▸ Data for this exercise

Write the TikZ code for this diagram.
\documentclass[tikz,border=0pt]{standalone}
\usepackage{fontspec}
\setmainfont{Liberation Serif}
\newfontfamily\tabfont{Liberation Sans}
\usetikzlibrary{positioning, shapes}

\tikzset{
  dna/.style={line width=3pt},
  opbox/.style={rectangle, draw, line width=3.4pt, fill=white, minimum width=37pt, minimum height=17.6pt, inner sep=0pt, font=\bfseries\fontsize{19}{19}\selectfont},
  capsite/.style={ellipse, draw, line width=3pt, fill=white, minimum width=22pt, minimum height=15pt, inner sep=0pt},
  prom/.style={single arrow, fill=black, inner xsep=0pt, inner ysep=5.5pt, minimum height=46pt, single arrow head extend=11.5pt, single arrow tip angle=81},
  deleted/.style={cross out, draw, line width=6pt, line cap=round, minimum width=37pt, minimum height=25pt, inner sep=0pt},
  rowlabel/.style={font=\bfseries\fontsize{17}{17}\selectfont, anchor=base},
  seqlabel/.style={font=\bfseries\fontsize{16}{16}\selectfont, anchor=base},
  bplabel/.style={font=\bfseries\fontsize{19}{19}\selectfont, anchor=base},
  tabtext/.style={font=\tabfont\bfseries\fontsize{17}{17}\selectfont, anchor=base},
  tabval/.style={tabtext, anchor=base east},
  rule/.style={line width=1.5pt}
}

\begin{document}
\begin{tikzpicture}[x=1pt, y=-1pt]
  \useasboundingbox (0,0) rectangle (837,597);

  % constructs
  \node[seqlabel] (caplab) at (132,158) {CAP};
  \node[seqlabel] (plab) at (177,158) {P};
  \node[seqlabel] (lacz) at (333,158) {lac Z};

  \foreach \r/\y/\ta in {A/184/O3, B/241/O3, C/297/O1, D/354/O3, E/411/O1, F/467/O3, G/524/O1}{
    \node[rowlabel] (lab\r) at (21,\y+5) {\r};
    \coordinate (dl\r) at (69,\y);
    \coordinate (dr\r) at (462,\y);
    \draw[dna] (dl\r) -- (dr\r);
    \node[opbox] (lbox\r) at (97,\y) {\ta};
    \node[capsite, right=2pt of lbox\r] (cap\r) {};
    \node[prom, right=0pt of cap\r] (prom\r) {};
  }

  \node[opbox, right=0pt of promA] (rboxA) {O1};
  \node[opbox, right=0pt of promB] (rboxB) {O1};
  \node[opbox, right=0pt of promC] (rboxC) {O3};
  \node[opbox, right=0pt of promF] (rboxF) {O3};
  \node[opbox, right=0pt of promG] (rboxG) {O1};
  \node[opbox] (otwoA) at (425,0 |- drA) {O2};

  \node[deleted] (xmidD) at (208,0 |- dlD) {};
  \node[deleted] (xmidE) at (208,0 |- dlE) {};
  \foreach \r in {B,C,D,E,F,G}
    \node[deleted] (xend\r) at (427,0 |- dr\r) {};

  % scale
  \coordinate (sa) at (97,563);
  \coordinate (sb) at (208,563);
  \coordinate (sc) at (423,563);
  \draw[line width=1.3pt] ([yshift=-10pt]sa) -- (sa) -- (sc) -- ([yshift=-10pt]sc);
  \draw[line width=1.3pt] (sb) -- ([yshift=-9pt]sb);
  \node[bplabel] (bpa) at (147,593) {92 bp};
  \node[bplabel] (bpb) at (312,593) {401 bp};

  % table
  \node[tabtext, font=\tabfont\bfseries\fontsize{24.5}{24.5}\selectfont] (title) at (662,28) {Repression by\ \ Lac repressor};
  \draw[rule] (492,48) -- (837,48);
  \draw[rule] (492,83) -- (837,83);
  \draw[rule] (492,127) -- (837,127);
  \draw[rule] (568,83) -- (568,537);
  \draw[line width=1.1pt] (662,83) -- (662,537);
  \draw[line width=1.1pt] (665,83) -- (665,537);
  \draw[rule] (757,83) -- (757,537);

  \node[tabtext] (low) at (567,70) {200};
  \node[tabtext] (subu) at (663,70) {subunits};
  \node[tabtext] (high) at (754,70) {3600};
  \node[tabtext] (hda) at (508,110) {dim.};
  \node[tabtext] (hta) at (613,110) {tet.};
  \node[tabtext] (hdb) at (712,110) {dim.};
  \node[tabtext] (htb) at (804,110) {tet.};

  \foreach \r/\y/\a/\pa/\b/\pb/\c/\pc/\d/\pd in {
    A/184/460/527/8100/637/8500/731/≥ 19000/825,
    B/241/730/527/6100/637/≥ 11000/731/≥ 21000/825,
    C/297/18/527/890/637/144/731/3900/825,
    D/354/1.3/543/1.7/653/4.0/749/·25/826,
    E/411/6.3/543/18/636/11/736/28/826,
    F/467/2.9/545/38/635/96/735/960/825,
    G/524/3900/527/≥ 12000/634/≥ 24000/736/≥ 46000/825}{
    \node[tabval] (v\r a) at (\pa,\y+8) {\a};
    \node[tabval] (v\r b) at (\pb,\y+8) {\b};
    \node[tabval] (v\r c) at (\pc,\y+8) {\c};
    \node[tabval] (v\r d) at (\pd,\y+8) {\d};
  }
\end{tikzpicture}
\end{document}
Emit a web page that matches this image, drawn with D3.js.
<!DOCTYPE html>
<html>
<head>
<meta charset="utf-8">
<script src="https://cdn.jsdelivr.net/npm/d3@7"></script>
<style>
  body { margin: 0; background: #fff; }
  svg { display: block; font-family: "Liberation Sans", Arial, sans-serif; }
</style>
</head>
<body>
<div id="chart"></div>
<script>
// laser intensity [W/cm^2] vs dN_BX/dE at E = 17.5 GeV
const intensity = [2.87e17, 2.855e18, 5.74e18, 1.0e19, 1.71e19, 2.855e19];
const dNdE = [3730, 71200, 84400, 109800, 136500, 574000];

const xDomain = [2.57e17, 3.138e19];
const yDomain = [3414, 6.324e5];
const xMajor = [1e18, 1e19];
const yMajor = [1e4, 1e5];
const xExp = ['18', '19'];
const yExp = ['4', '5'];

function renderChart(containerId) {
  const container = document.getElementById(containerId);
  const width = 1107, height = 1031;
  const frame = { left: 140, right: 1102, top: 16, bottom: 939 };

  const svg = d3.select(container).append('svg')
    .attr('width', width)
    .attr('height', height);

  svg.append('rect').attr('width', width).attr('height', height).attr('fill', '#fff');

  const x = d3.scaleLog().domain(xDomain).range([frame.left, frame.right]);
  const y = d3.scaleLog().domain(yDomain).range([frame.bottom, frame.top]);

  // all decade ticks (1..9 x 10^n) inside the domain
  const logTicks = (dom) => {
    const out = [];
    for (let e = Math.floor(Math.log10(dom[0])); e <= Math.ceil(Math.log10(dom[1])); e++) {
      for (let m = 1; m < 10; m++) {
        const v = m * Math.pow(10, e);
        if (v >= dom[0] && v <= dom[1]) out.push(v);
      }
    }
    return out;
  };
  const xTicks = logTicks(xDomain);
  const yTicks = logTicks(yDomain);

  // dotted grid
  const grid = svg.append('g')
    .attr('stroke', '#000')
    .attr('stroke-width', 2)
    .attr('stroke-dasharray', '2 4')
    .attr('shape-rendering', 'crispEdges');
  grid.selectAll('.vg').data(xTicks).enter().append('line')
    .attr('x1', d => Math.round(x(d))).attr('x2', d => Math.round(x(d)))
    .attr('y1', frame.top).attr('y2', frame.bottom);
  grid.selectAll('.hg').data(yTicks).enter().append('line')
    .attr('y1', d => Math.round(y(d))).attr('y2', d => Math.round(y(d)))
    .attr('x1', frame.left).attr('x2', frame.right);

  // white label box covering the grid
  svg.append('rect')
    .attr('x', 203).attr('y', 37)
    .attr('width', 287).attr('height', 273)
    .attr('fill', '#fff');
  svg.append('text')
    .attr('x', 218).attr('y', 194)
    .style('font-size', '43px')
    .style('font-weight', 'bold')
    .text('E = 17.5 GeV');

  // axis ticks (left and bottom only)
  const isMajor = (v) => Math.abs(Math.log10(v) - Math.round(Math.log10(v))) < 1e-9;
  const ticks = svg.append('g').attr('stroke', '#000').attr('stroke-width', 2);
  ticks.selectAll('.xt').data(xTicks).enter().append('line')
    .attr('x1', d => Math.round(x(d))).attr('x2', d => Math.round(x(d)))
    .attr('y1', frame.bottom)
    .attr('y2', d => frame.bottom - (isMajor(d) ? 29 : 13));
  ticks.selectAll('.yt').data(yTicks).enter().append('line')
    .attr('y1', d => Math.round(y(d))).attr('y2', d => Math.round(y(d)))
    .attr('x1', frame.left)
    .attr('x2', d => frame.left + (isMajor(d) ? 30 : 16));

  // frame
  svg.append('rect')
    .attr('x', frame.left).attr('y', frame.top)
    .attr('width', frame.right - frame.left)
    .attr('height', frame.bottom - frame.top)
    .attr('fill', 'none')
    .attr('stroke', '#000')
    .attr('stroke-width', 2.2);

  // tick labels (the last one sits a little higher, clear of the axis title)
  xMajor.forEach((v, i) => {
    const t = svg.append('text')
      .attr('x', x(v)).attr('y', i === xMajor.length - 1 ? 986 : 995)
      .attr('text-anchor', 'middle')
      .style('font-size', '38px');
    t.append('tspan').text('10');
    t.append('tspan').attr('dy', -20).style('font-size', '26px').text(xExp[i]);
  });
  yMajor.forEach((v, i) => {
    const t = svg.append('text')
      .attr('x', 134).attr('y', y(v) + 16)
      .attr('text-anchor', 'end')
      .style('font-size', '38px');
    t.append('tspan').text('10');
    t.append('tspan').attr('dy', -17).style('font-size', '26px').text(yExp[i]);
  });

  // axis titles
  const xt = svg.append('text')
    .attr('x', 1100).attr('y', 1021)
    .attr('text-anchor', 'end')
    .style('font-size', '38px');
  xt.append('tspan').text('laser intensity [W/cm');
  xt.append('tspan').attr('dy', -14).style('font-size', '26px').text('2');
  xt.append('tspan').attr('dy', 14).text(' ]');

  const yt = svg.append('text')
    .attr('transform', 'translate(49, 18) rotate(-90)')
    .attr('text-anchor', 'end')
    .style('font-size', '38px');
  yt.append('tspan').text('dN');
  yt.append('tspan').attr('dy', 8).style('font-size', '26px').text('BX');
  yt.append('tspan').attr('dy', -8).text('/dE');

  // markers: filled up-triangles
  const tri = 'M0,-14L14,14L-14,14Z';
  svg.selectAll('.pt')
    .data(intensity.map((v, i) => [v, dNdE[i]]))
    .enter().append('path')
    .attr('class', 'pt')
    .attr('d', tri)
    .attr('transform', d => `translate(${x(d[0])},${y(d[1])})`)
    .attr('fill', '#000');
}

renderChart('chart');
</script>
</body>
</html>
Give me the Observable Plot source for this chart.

▸ Exercise brief
The lines from the start of the entries above through the line containing "(lacz) at (333,158)" are the ones to return, please; copy them exactly and include both ends.

▸ Answer in full
Write the TikZ code for this diagram.
\documentclass[tikz,border=0pt]{standalone}
\usepackage{fontspec}
\setmainfont{Liberation Serif}
\newfontfamily\tabfont{Liberation Sans}
\usetikzlibrary{positioning, shapes}

\tikzset{
  dna/.style={line width=3pt},
  opbox/.style={rectangle, draw, line width=3.4pt, fill=white, minimum width=37pt, minimum height=17.6pt, inner sep=0pt, font=\bfseries\fontsize{19}{19}\selectfont},
  capsite/.style={ellipse, draw, line width=3pt, fill=white, minimum width=22pt, minimum height=15pt, inner sep=0pt},
  prom/.style={single arrow, fill=black, inner xsep=0pt, inner ysep=5.5pt, minimum height=46pt, single arrow head extend=11.5pt, single arrow tip angle=81},
  deleted/.style={cross out, draw, line width=6pt, line cap=round, minimum width=37pt, minimum height=25pt, inner sep=0pt},
  rowlabel/.style={font=\bfseries\fontsize{17}{17}\selectfont, anchor=base},
  seqlabel/.style={font=\bfseries\fontsize{16}{16}\selectfont, anchor=base},
  bplabel/.style={font=\bfseries\fontsize{19}{19}\selectfont, anchor=base},
  tabtext/.style={font=\tabfont\bfseries\fontsize{17}{17}\selectfont, anchor=base},
  tabval/.style={tabtext, anchor=base east},
  rule/.style={line width=1.5pt}
}

\begin{document}
\begin{tikzpicture}[x=1pt, y=-1pt]
  \useasboundingbox (0,0) rectangle (837,597);

  % constructs
  \node[seqlabel] (caplab) at (132,158) {CAP};
  \node[seqlabel] (plab) at (177,158) {P};
  \node[seqlabel] (lacz) at (333,158) {lac Z};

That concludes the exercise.